Being a third generation Southern Californian, I never thought I'd say this, but here it is: I am so sick of the flip-flop.
Some of my earliest memories about being excited about buying clothing had to do with the annual trip to the Sanrio store (Hello Kitty for the uninitiated) to pick out the pair of flip-flops that I would wear all summer, to the pool for swimming lessons, and the beach. I still have immediate recall of the man-made scent of that thick pink wafer of rubber, which mnemonically leads straight on to the combining aromas of chlorinated pool water, salt air, sunscreen, and smoke from the beach shack grill, joyously proclaiming: SUMMER IS HERE!
That was back when I enjoyed clothes for the sense of wonderment they caused in me, for the excitement I felt when something spoke to me. My goodness I loved Hello Kitty! And look, I could have her on my FEET! And--MY SHOES COULD BE PINK! Going to college in the Rocky Mountains, where it snowed my freshman year in October and didn't stop until June, I wore my flip-flops as a badge of honor, an emblem of my "ethnicity." When my roommate queried me as to why I was wearing a polo with a wool sweater, jeans, a jacket and a scarf...and flip flops...I didn't realize it was so unusual! I had only recently seen Amber Valletta pairing them with a men's suit and tee shirt while attending a black tie event in the social reporting section of Vogue. The only time I considered not wearing them during those years was after I went line dancing in them and (because I have no talent for structured dance routines--I need to be free form, people!) got trod on by cowboy boots.
Diana Vreeland wrote in her memoirs, D. V., about the rhapsody that can occur between a girl and her sandals. Hers were hand-crafted on Capri circa 1935: "The theory of the sandals was that the sandal strap went between the toes. The soles of these sandals were so beautiful. They were built up in layers thinner than my fingernail--layer upon layer." Ooh Diana, I knew YOU would understand! And then one day, flip-flops were everywhere I went. And I slowly but surely began my descent into disenchantment. Flip-flops weren't an organic expression of my environment anymore. They were just more proof that Americans are becoming lazy. In this case, too lazy to wear shoes that require socks. And so my irritation grew. As in all relationships, what you initially love about someone can become the biggest annoyance about them. So help me I saw people wear flip-flops to church! This wasn't Ms. Valletta's deft tweaking of the status quo by a fashion insider, this was apathy on a grand scale.

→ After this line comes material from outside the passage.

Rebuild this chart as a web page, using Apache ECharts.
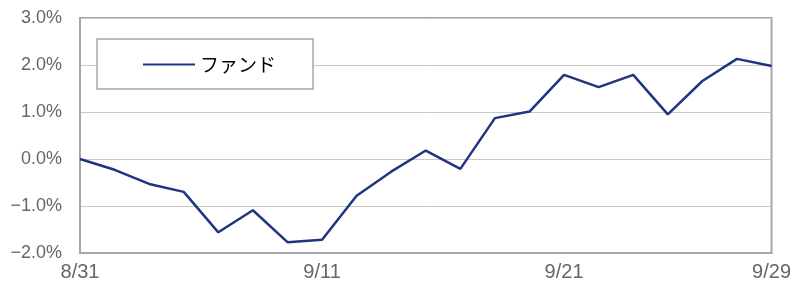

And I wanted no part of it. This summer, the gladiator sandal is back, making appearances in such un-Mediterranean climes as suburban London in April, on the feet of style makers like Gwyneth Paltrow. But where the flip-flop is straightforward, there are many permutations of the gladiator sandal. Gwyneth's gold gladiators, by Giuseppe Zanotti, look great on her, but what about short women like me? Doesn't encasing the whole foot make us look shorter? The similarly styled gladiator sandals I tried on at H & M certainly did. The braided t-bar sandals from Stella McCartney certainly have a more delicate ankle strap, but do the big thick silver braids overpower smaller feet? And can you wear metallics without a pedicure? I think not. This look is much more difficult to pull off well than it might initially appear.
And then I found the answer to my current fashion conundrum where I usually do: in something Anita Pallenberg wore. Holding her baby Marlon and wearing a mini, in the south of France with Mick and Keith, thin golden strapped gladiator sandals sinuously silhouette her fantastic legs. This is not a woman in the Georgian buckled flats of the sixties, or the platforms of the seventies, both decades which were heavily influenced by her style. This is a style maverick bucking the trends, wearing gladiator sandals when no one else was. Maybe that's when I'll wear them too.